Autopsy is a free, open source digital forensic tool that supports a wide range of add-on modules. Available APIs allow an investigator to easily create their own modules using JAVA or Python. With Autopsy 4, there are a lot of new features - including ‘team collaboration’ - that make Autopsy extremely powerful.
I’ve been using Autopsy myself for a long time, and have been tracking the development of the new Autopsy GUI. I’ve also been using Autopsy in practical investigator training as an almost complete replacement for much more expensive tools.
Autopsy is very easy to get started with. Just download the software. Unfortunately, it is only for Windows right now. It seems possible to compile on Linux, but I’ve not had any luck. Once you download the installer, make sure you verify the installer. Once verification is complete, install the tool like usual.
One thing to be aware of is that Autopsy does not have the ability to create disk images. If you are using Windows you can see this post about acquiring a digital forensic image using FTK Imager. If you are using Linux you can see this post about acquiring a disk image using Guymager. If you are connecting a disk directly see this video on hardware write blockers.
You can also check out the book Practical Forensic Imaging by Bruce Nikkel.
Ok, so once you have a disk or disk image you would like to analyze, start up Autopsy. You will be asked to create a new case. Think about where you want to save your case. Try to keep cases on a dedicated hard drive. Avoid the same disk that your system file are running from. We try for complete separation, when possible. Structure also matters, which we will talk about in a later post.
After case creation, you will be asked for the disk/image that you would like to analyze. See the video below for more information. Finally, you will be allowed to select each of the ingest modules that you would like to run against the disk image. If the modules are not already configured, you can configure them here. You can also configure them later and re-run the configured module against the disk image. See the video for an explanation of all of the major default modules.
Processing can take a long time depending on your computer / servers processing power, the size of the suspect data, the type of suspect data, the storage device and speed of the connection, among others. You can examine data in Autopsy as it is processing in the background. Your computer will likely be much less responsive, and computers that do not have much memory will be very slow. Computers with 4GB of RAM sometimes crashed when dealing with 20GB+ disk images.

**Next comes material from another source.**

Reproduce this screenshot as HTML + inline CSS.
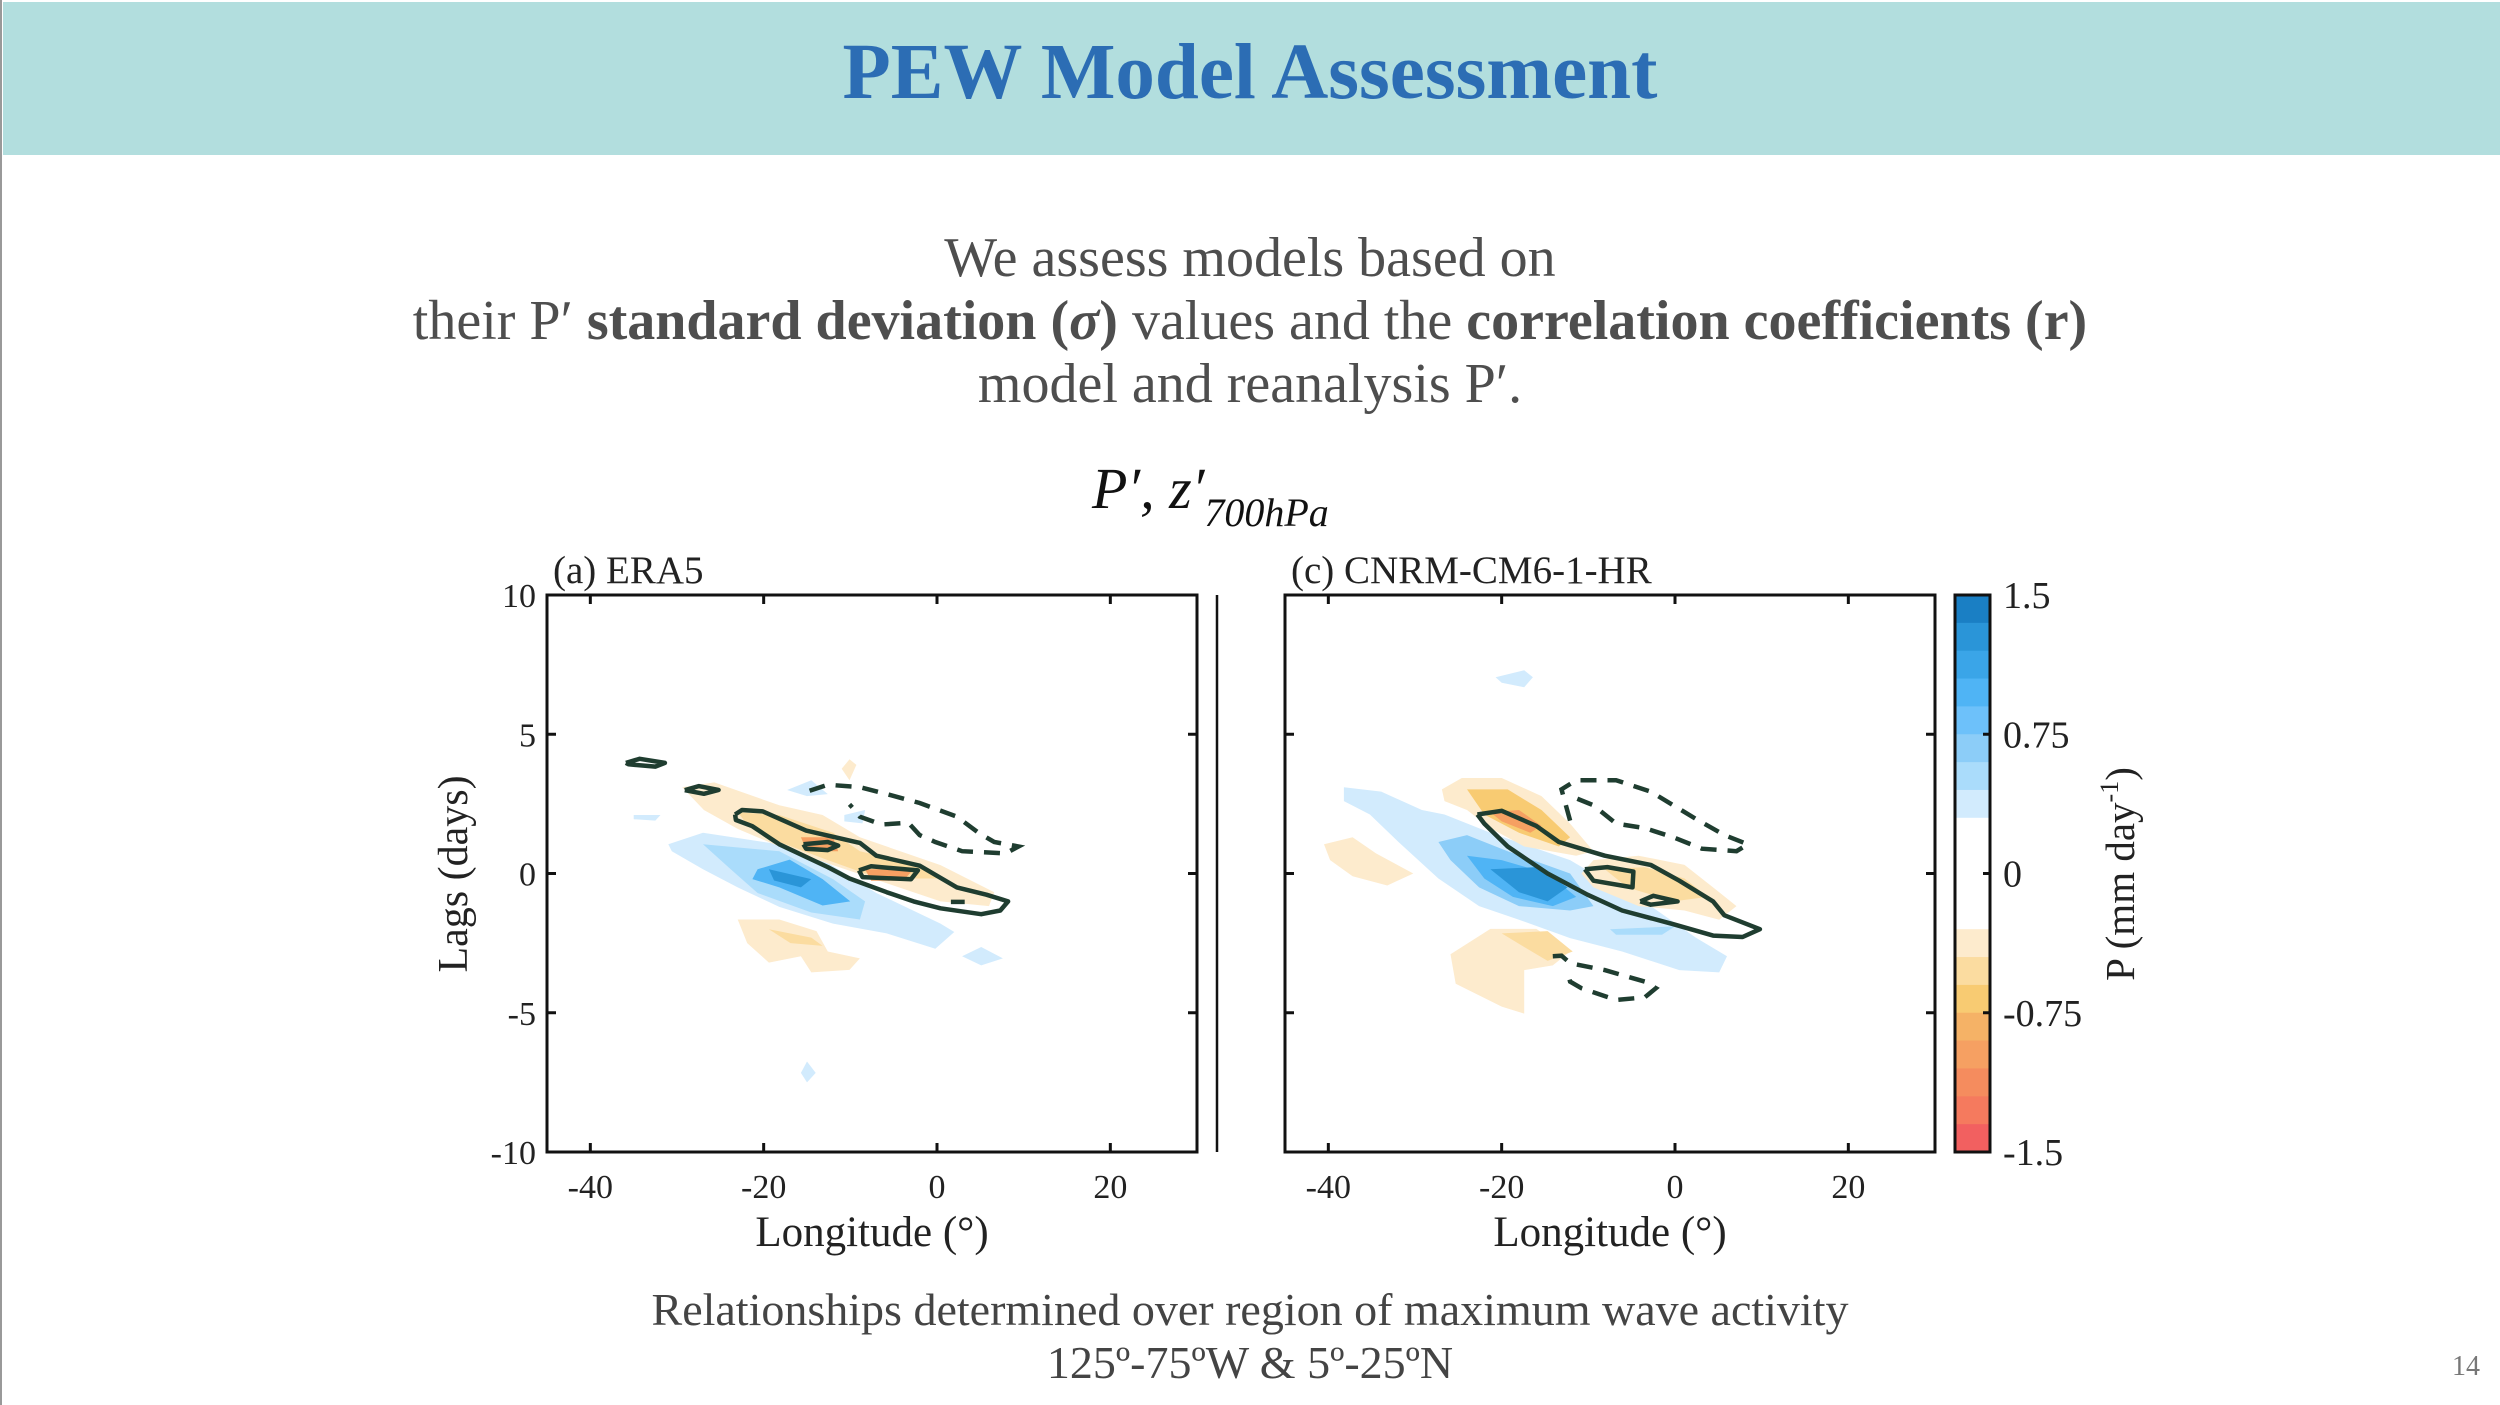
<!DOCTYPE html>
<html><head><meta charset="utf-8"><style>
html,body{margin:0;padding:0;background:#fff;}
body{width:2500px;height:1405px;position:relative;overflow:hidden;font-family:"Liberation Serif",serif;}
#hdr{position:absolute;left:3px;top:2px;width:2497px;height:153px;background:#b2dede;}
#ttl{position:absolute;left:0;width:2500px;top:28px;text-align:center;font-size:79px;font-weight:bold;color:#2c6db4;}
.bt{position:absolute;left:0;width:2500px;text-align:center;font-size:56px;color:#4e4e4e;}
#frame{position:absolute;left:0;top:0;width:2px;height:1405px;background:#999;}
</style></head><body>
<div id="frame"></div>
<div id="hdr"></div>
<div id="ttl">PEW Model Assessment</div>
<div class="bt" style="top:226px">We assess models based on</div>
<div class="bt" style="top:289px">their P′ <b>standard deviation (<i>σ</i>)</b> values and the <b>correlation coefficients (r)</b></div>
<div class="bt" style="top:352px">model and reanalysis P′.</div>
<svg id="fig" width="2500" height="1405" style="position:absolute;left:0;top:0" font-family="Liberation Serif, serif">
<text x="1092" y="508" font-size="58" font-style="italic" fill="#111">P′, z′<tspan font-size="40" dy="18">700hPa</tspan></text>
<text x="1250" y="1325" font-size="46" fill="#444" text-anchor="middle">Relationships determined over region of maximum wave activity</text>
<text x="1250" y="1378" font-size="46" fill="#444" text-anchor="middle">125º-75ºW &amp; 5º-25ºN</text>
<text x="2466" y="1375" font-size="28" fill="#777" text-anchor="middle">14</text>
<line x1="1217" y1="595" x2="1217" y2="1152" stroke="#111" stroke-width="2.5"/>
<g id="gA"></g><g id="gC"></g><g id="gCB"></g>
</svg>
<script>
const NS="http://www.w3.org/2000/svg";
const xTicks=[-40,-20,0,20];
const yTicks=[-10,-5,0,5,10];
const cbLevels=[1.5,1.35,1.2,1.05,0.9,0.75,0.6,0.45,0.3,0.15,0,-0.15,-0.3,-0.45,-0.6,-0.75,-0.9,-1.05,-1.2,-1.35,-1.5];
const cbTickLabels=["1.5","0.75","0","-0.75","-1.5"];
const cbTickValues=[1.5,0.75,0,-0.75,-1.5];
const blueCols=["#1a7fc4","#2a95d8","#3aa5e8","#4fb4f5","#6dc1fa","#8ccdf8","#aadcfb","#d2ebfd"];
const orangeCols=["#fdebcd","#fbdca0","#f8cb72","#f5b266","#f6a062","#f58c5e","#f57a5e","#f26060"];
function colorFor(v){
  if(Math.abs(v)<0.3) return "#ffffff";
  const i=Math.min(7,Math.floor((Math.abs(v)-0.3)/0.15));
  return v>0?blueCols[7-i]:orangeCols[i];
}
// Panel (a) ERA5 filled precipitation anomalies: [level, [lon,lag]...]
const fillsA=[
 [0.35,[[-31,1.05],[-27,1.46],[-18.2,1.05],[-13.2,0.5],[-7,-0.7],[0.4,-1.8],[2,-2.1],[-0.2,-2.7],[-5.8,-2.15],[-12,-1.8],[-18.2,-1.2],[-23,-0.5],[-27,0.15],[-30.6,0.8]]],
 [0.55,[[-27,1.05],[-18.2,0.8],[-12,-0.2],[-8.3,-1],[-8.9,-1.65],[-14.5,-1.4],[-20.7,-0.7],[-23.8,0.15]]],
 [0.9,[[-20.7,0.15],[-17,0.5],[-13.2,-0.2],[-10,-1],[-13.2,-1.15],[-18.2,-0.5],[-21.3,-0.2]]],
 [1.25,[[-19.4,0.15],[-14.5,-0.2],[-15.7,-0.5],[-18.8,-0.25]]],
 [0.35,[[-35,2.1],[-31.9,2.1],[-32.5,1.9],[-35,1.95]]],
 [0.4,[[-17.3,3],[-14.5,3.35],[-12.6,2.85],[-15,2.78]]],
 [0.4,[[-10.7,2.1],[-8.3,2.28],[-8.6,1.8],[-10.7,1.87]]],
 [0.35,[[2.9,-2.97],[5.1,-2.64],[7.6,-3.05],[5.1,-3.3]]],
 [0.35,[[-15.7,-7.16],[-15,-6.75],[-14,-7.16],[-15,-7.5]]],
 [-0.35,[[-11,3.76],[-10.1,4.1],[-9.3,3.9],[-10.1,3.35]]],
 [-0.35,[[-29.4,3.1],[-25.7,3.27],[-18.2,2.45],[-13.2,2.1],[-8.9,1.3],[0.4,0.3],[6.6,-0.67],[6,-1.17],[0.4,-1],[-5.8,-0.35],[-12,0.3],[-18.2,0.97],[-23,1.6],[-26.9,2.28]]],
 [-0.55,[[-23,2.2],[-18.2,2.1],[-12,1.46],[-8.9,0.8],[-2,0.3],[0.4,-0.18],[-3.3,-0.18],[-8.3,0],[-12.6,0.48],[-18.2,1.13],[-22,1.8]]],
 [-0.95,[[-15.7,1.3],[-12,1.3],[-11.4,0.8],[-15,0.8]]],
 [-0.95,[[-8.3,0.15],[-2.7,0.15],[-3.9,-0.26],[-7.6,-0.26]]],
 [-0.35,[[-23,-1.65],[-18.2,-1.65],[-13.9,-2.07],[-12.6,-2.8],[-8.9,-3.05],[-10.1,-3.46],[-14.5,-3.55],[-15.7,-2.97],[-19.4,-3.2],[-21.9,-2.5]]],
 [-0.5,[[-19.4,-2],[-14.5,-2.3],[-13.2,-2.6],[-16.9,-2.5]]]
];
const solidA=[
 [[-35.9,3.97],[-34.3,4.12],[-31.4,3.97],[-32.5,3.84],[-35.6,3.92],[-35.9,3.97]],
 [[-29.1,2.99],[-27.5,3.14],[-25.2,3.0],[-26.9,2.86],[-29.1,2.99]],
 [[-23.3,2.12],[-22.5,2.28],[-20.1,2.23],[-15.1,1.54],[-8.9,1.1],[-7,0.64],[-2,0.28],[2.3,-0.5],[5.7,-0.76],[8.2,-1],[7.3,-1.33],[5.1,-1.46],[0.4,-1.25],[-2.7,-1],[-5.8,-0.67],[-10.1,-0.18],[-12.6,0.23],[-18.2,1.05],[-21.3,1.7],[-23.2,1.92],[-23.3,2.12]],
 [[-15.4,1.05],[-12.6,1.13],[-11.4,1.0],[-12.6,0.84],[-15.1,0.89],[-15.4,1.05]],
 [[-9,0.11],[-7.6,0.26],[-2.2,0.11],[-3,-0.21],[-8.6,-0.13],[-9,0.11]],
 [[1.6,-1.02],[3.2,-1.02]]
];
const dashA=[
 [[-14.7,2.97],[-12.6,3.19],[-8.9,3.1],[-6.4,2.9],[-2,2.53],[2.3,2.04],[4.8,1.46],[6.6,1.13],[9.4,0.97],[7.9,0.72],[2.9,0.8],[-0.2,1.13],[-2,1.38],[-3.3,1.82],[-6.4,1.76],[-8.9,2.04],[-9.5,2.28],[-10.1,2.48]]
];
// Panel (c) CNRM-CM6-1-HR
const fillsC=[
 [0.35,[[-20.7,7.05],[-17.4,7.3],[-16.4,7.05],[-17.4,6.69],[-20,6.85]]],
 [0.35,[[-38.2,3.1],[-33.9,2.94],[-29.2,2.28],[-26.6,2.12],[-21.3,1.46],[-12.1,0.48],[-6.8,-0.5],[-2.8,-1.17],[2.4,-2.3],[6,-2.97],[5.1,-3.55],[0.5,-3.47],[-6.1,-2.8],[-12.1,-2.32],[-18,-1.66],[-22.6,-1.17],[-27.3,-0.18],[-31.9,1.13],[-35.2,2.12],[-38.2,2.6]]],
 [0.5,[[-7.5,-2],[0,-1.9],[-1.5,-2.2],[-6.8,-2.2]]],
 [0.6,[[-27.3,1.13],[-24,1.38],[-19.3,0.8],[-12.1,0],[-9.4,-1.17],[-12.1,-1.33],[-18,-1.17],[-22.6,-0.5],[-25.9,0.48]]],
 [0.9,[[-24,0.64],[-20,0.48],[-14.7,0],[-11.4,-0.84],[-14.1,-1.17],[-18.7,-0.84],[-22,-0.18]]],
 [1.3,[[-21.3,0.15],[-16,0.23],[-12.4,-0.5],[-14.7,-1],[-18,-0.67]]],
 [-0.35,[[-26.9,3.02],[-24.6,3.43],[-20,3.43],[-15.4,2.78],[-12.1,1.79],[-9.4,0.8],[-11.4,0.64],[-17.4,0.97],[-21.3,1.63],[-24,2.28],[-26.6,2.6]]],
 [-0.6,[[-24,3.02],[-19.3,3.02],[-15.4,2.28],[-12.1,1.3],[-13.4,0.97],[-18,1.46],[-22,2.12]]],
 [-0.95,[[-21.3,2.2],[-18,2.28],[-15.4,1.71],[-16.7,1.46],[-20,1.87]]],
 [-0.35,[[-9.4,0.48],[-4.2,0.64],[1.1,0.31],[5.1,-0.67],[7.1,-1.17],[5.1,-1.66],[1.1,-1.33],[-4.2,-1.17],[-9.4,-0.5],[-10.8,0]]],
 [-0.55,[[-8.1,0.15],[-3.5,0.23],[1.1,-0.18],[3.8,-0.84],[-0.2,-1],[-5.5,-0.5]]],
 [-0.35,[[-25.9,-2.9],[-21.3,-1.99],[-16,-1.99],[-12.1,-2.8],[-14.1,-3.3],[-17.4,-3.47],[-17.4,-5.03],[-20,-4.78],[-25.3,-3.96]]],
 [-0.55,[[-20,-2.15],[-14.7,-2.07],[-11.8,-2.8],[-14.7,-3.14],[-17.4,-2.64]]],
 [-0.35,[[-40.5,1.05],[-37.2,1.3],[-34.5,0.72],[-30.2,0],[-33.2,-0.43],[-37.2,-0.1],[-39.8,0.48]]]
];
const solidC=[
 [[-22.8,2.12],[-20,2.25],[-16,1.71],[-13.4,1.13],[-8.1,0.64],[-2.8,0.31],[0.5,-0.26],[4.4,-1],[5.7,-1.5],[9.8,-2],[7.8,-2.28],[4.4,-2.23],[-0.2,-1.82],[-6.1,-1.33],[-10.1,-0.76],[-14.7,0],[-19.3,0.97],[-22,1.79],[-22.8,2.12]],
 [[-10.4,0.15],[-7.8,0.23],[-4.8,0.07],[-4.9,-0.5],[-9.4,-0.26],[-10.4,0.15]],
 [[-4,-1],[-2.5,-0.8],[0.3,-1],[-2.8,-1.12],[-4,-1]]
];
const dashC=[
 [[-12.1,1.9],[-13.1,3.02],[-11.4,3.35],[-6.8,3.35],[-2.8,2.94],[2.4,1.96],[5.7,1.38],[8.4,1.05],[7.1,0.8],[3.1,0.89],[-0.2,1.3],[-3.5,1.63],[-6.8,1.79],[-9.4,2.45],[-11.4,2.7]],
 [[-14.1,-2.97],[-13.1,-2.95],[-12.1,-3.22],[-8.1,-3.47],[-3.5,-3.88],[-2.2,-4.12],[-3.5,-4.45],[-6.8,-4.54],[-10.8,-4.12],[-12.1,-3.88],[-12.4,-3.55]]
];
const lonMin=-45,lonMax=30,lagMin=-10,lagMax=10;
function mk(tag,attrs,parent){const e=document.createElementNS(NS,tag);for(const k in attrs)e.setAttribute(k,attrs[k]);parent.appendChild(e);return e;}
function panel(gid,x0,x1,y0,y1,fills,solid,dash,label,showY){
  const g=document.getElementById(gid);
  const sx=v=>x0+(v-lonMin)/(lonMax-lonMin)*(x1-x0);
  const sy=v=>y1-(v-lagMin)/(lagMax-lagMin)*(y1-y0);
  const pts=a=>a.map(p=>sx(p[0]).toFixed(1)+","+sy(p[1]).toFixed(1)).join(" ");
  fills.forEach(f=>{const e=mk("polygon",{points:pts(f[1]),fill:colorFor(f[0])},g);
    
    });
  solid.forEach(s=>{const e=mk("polyline",{points:pts(s),fill:"none",stroke:"#1f3d30","stroke-width":4.5,"stroke-linejoin":"round"},g);
    
    });
  dash.forEach(s=>{const e=mk("polyline",{points:pts(s),fill:"none",stroke:"#1f3d30","stroke-width":4.5,"stroke-dasharray":"16 11"},g);
    
    });
  const box=mk("rect",{x:x0,y:y0,width:x1-x0,height:y1-y0,fill:"none",stroke:"#111","stroke-width":3},g);
  
  
  xTicks.forEach(t=>{const x=sx(t);
    mk("line",{x1:x,x2:x,y1:y1,y2:y1-9,stroke:"#111","stroke-width":3},g);
    mk("line",{x1:x,x2:x,y1:y0,y2:y0+9,stroke:"#111","stroke-width":3},g);
    const tx=mk("text",{x:x,y:y1+46,"font-size":34,"text-anchor":"middle",fill:"#222"},g);tx.textContent=t;
    
    });
  yTicks.forEach(t=>{const y=sy(t);
    mk("line",{x1:x0,x2:x0+9,y1:y,y2:y,stroke:"#111","stroke-width":3},g);
    mk("line",{x1:x1,x2:x1-9,y1:y,y2:y,stroke:"#111","stroke-width":3},g);
    if(showY){const ty=mk("text",{x:x0-11,y:y+12,"font-size":34,"text-anchor":"end",fill:"#222"},g);ty.textContent=t;
      
      }});
  const xl=mk("text",{x:(x0+x1)/2,y:1246,"font-size":43,"text-anchor":"middle",fill:"#222"},g);xl.textContent="Longitude (°)";
  
  
  const pl=mk("text",{x:x0+6,y:583,"font-size":39,fill:"#222"},g);pl.textContent=label;
  
  
  if(showY){const yl=mk("text",{x:0,y:0,"font-size":42,"text-anchor":"middle",fill:"#222",transform:"translate(467,874) rotate(-90)"},g);yl.textContent="Lags (days)";
    
    }
}
panel("gA",547,1197,595,1152,fillsA,solidA,dashA,"(a) ERA5",true);
panel("gC",1285,1935,595,1152,fillsC,solidC,dashC,"(c) CNRM-CM6-1-HR",false);
// colorbar
(function(){
  const g=document.getElementById("gCB");
  const cx0=1955,cx1=1990,cy0=595,cy1=1152;
  const sy=v=>cy1-(v+1.5)/3*(cy1-cy0);
  for(let i=0;i<cbLevels.length-1;i++){
    const hi=cbLevels[i],lo=cbLevels[i+1];
    const r=mk("rect",{x:cx0,y:sy(hi),width:cx1-cx0,height:sy(lo)-sy(hi)+0.5,fill:colorFor((hi+lo)/2)},g);
    
    
  }
  const b=mk("rect",{x:cx0,y:cy0,width:cx1-cx0,height:cy1-cy0,fill:"none",stroke:"#111","stroke-width":3},g);
  
  
  cbTickValues.forEach((v,i)=>{const y=sy(v);
    mk("line",{x1:cx1,x2:cx1-7,y1:y,y2:y,stroke:"#111","stroke-width":3},g);
    const t=mk("text",{x:2003,y:y+13,"font-size":38,fill:"#222"},g);t.textContent=cbTickLabels[i];
    
    });
  const l=mk("text",{x:0,y:0,"font-size":41,"text-anchor":"middle",fill:"#222",transform:"translate(2134,874) rotate(-90)"},g);
  l.innerHTML='P (mm day<tspan font-size="26" dy="-16">-1</tspan><tspan dy="16">)</tspan>';
  
  
})();
</script>
</body></html>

With Autopsy - and most forensic tools - the more RAM your computer has, the better.
As the ingest modules process the data, information will show up in the left-hand tree. For more details about what each type of information potentially relates to, please see the video below.
That is it for basic data processing using default ingest modules in Autopsy 4. It is a very easy to use, but power tool that is suitable for many types of investigations.